— start of DATASET EXCERPTS —

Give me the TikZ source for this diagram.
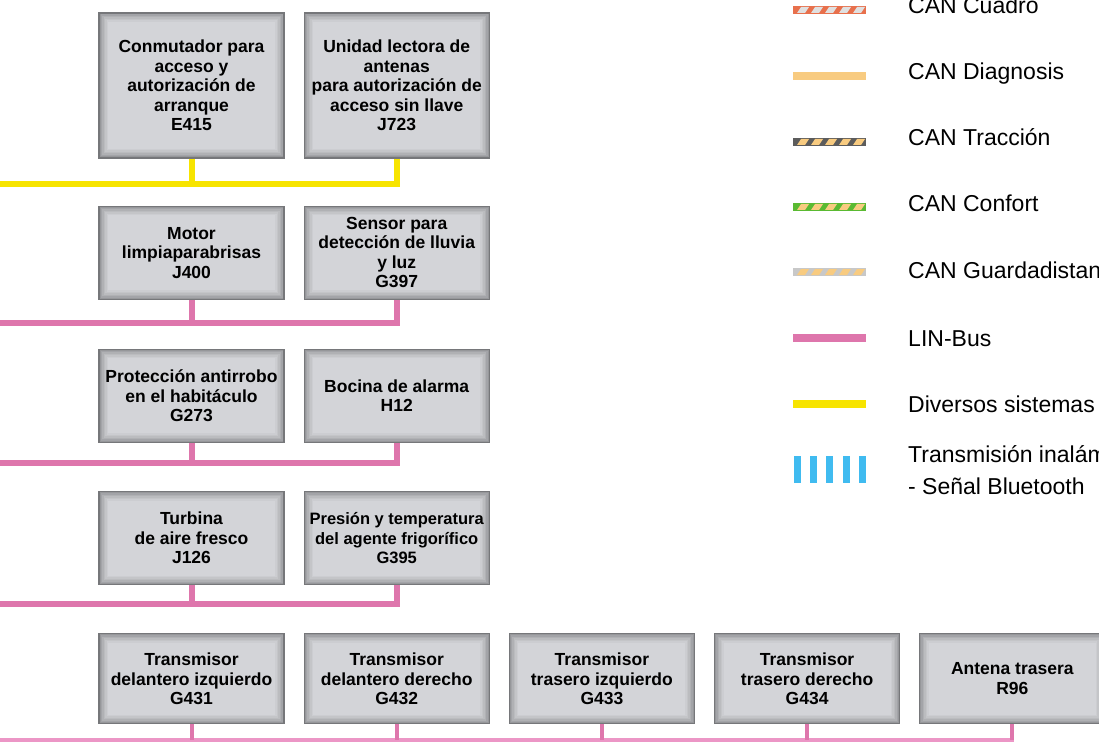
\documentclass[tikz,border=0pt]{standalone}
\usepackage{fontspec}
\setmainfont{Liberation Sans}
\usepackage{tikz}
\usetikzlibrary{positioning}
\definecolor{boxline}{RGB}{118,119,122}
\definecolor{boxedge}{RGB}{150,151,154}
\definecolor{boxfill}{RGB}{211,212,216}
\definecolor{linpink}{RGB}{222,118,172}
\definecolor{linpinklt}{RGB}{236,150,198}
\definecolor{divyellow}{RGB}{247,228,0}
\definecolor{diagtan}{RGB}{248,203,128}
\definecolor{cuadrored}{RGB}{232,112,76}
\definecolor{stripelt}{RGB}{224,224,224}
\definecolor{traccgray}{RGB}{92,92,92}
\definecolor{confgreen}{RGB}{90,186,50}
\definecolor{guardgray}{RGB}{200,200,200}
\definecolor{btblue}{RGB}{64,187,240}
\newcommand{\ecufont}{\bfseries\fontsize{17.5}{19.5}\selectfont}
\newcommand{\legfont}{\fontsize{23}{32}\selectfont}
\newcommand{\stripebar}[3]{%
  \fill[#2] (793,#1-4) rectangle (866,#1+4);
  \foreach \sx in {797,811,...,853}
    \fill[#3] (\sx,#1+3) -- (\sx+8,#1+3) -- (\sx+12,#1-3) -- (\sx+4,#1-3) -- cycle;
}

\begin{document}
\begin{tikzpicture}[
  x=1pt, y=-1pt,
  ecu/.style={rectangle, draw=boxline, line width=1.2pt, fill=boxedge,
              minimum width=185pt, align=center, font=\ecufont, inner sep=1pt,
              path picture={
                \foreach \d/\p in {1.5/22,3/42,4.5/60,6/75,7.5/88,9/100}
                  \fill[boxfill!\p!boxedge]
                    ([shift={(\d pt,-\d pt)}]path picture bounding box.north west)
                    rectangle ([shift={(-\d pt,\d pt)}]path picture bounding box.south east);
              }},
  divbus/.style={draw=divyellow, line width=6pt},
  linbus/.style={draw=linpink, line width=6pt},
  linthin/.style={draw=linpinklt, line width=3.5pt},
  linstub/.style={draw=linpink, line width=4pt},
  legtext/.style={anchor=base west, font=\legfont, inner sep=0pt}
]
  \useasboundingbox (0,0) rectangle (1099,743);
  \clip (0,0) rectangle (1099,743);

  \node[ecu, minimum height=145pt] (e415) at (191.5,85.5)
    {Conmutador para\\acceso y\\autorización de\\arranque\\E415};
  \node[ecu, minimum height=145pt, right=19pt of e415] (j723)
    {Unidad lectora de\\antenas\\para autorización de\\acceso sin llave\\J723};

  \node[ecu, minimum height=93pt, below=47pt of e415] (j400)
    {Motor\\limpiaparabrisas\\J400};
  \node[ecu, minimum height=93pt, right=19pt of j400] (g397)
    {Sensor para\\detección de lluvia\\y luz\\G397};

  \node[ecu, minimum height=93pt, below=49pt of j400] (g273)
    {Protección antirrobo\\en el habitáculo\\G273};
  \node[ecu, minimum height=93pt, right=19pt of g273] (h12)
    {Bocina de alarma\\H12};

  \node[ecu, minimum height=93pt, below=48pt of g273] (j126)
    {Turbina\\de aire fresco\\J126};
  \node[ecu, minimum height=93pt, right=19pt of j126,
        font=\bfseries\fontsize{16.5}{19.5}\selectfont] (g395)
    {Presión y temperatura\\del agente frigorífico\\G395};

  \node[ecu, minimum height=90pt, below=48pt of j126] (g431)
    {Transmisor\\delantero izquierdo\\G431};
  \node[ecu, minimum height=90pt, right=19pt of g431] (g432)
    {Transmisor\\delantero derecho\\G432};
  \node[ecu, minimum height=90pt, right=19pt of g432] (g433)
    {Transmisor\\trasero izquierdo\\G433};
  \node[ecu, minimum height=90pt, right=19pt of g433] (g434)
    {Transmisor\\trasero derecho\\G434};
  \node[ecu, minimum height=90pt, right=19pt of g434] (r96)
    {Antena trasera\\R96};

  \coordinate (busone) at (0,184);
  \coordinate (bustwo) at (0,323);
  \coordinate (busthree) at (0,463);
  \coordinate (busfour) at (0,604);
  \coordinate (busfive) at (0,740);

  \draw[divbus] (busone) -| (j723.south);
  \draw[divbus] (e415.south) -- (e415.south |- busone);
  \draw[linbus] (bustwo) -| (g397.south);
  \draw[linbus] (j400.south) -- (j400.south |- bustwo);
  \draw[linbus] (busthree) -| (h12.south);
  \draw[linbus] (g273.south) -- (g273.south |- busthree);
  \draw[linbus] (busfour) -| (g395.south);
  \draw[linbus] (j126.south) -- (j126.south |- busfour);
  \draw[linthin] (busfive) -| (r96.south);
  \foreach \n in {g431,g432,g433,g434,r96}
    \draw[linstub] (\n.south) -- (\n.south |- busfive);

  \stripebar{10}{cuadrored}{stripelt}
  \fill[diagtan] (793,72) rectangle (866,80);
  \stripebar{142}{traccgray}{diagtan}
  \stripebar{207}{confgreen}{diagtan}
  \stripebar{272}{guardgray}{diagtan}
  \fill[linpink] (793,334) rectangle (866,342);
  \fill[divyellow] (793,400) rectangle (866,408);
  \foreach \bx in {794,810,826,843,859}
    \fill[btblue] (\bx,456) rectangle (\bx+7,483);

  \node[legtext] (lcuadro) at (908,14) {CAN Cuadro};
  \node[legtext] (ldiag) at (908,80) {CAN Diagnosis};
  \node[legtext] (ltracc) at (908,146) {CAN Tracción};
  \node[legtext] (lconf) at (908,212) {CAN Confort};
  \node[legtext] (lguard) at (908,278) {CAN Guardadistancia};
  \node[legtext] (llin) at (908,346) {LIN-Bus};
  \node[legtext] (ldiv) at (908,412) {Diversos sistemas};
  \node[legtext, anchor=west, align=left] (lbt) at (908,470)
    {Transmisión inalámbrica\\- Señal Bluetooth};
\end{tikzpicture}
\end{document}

— end of DATASET EXCERPTS —
— start of DATASET EXCERPTS —

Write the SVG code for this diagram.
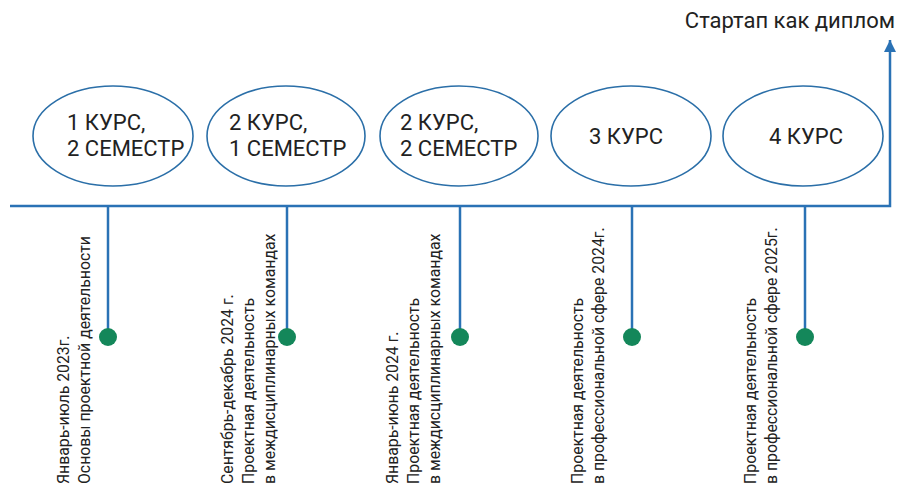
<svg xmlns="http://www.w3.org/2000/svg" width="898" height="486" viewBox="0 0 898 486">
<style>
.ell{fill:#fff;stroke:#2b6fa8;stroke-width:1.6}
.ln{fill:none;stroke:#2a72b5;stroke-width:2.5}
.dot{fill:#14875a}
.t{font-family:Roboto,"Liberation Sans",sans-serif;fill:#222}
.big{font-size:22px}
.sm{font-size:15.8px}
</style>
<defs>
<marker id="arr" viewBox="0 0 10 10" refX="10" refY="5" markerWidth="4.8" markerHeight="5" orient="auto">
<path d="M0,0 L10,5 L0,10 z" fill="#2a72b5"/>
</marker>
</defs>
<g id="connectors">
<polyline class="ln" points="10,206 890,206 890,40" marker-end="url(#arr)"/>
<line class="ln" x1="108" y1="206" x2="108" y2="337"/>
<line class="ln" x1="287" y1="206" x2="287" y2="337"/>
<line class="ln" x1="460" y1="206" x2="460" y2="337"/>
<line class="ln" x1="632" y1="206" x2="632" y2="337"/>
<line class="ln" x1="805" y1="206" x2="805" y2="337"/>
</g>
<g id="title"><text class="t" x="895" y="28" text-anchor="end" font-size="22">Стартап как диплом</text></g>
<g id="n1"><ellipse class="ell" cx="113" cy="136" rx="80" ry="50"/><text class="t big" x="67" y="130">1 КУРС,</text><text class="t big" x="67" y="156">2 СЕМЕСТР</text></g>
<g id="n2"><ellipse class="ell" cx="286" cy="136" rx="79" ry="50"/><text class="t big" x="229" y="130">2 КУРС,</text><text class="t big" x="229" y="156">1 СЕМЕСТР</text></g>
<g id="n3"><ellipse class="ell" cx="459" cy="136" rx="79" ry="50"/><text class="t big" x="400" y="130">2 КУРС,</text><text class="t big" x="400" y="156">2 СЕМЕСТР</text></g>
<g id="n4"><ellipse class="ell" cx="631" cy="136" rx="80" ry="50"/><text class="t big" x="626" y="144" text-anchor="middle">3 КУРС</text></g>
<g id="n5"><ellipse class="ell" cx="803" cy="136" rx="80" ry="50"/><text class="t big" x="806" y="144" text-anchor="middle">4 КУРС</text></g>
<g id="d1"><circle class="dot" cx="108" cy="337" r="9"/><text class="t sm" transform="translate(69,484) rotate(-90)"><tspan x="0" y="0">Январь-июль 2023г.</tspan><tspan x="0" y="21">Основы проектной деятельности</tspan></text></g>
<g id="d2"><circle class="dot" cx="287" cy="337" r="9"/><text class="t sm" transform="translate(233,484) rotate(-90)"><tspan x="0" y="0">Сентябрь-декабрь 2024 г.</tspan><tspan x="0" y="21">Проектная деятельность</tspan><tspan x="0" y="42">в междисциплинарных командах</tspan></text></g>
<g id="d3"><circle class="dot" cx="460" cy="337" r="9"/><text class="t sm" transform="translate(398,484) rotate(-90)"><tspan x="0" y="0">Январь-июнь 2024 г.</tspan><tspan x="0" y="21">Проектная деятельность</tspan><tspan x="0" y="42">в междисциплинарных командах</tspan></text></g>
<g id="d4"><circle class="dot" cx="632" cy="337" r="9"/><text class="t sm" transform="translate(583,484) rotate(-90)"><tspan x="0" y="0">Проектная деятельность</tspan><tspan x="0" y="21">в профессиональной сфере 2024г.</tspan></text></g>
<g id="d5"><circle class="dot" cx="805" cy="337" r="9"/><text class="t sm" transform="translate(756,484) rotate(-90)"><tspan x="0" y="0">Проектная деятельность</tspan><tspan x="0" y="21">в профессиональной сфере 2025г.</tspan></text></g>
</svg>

— end of DATASET EXCERPTS —

▶ STATED GOAL
Identify all lines in the records above with the word "this".

▶ WRITTEN RESPONSE
Give me the TikZ source for this diagram.
Write the SVG code for this diagram.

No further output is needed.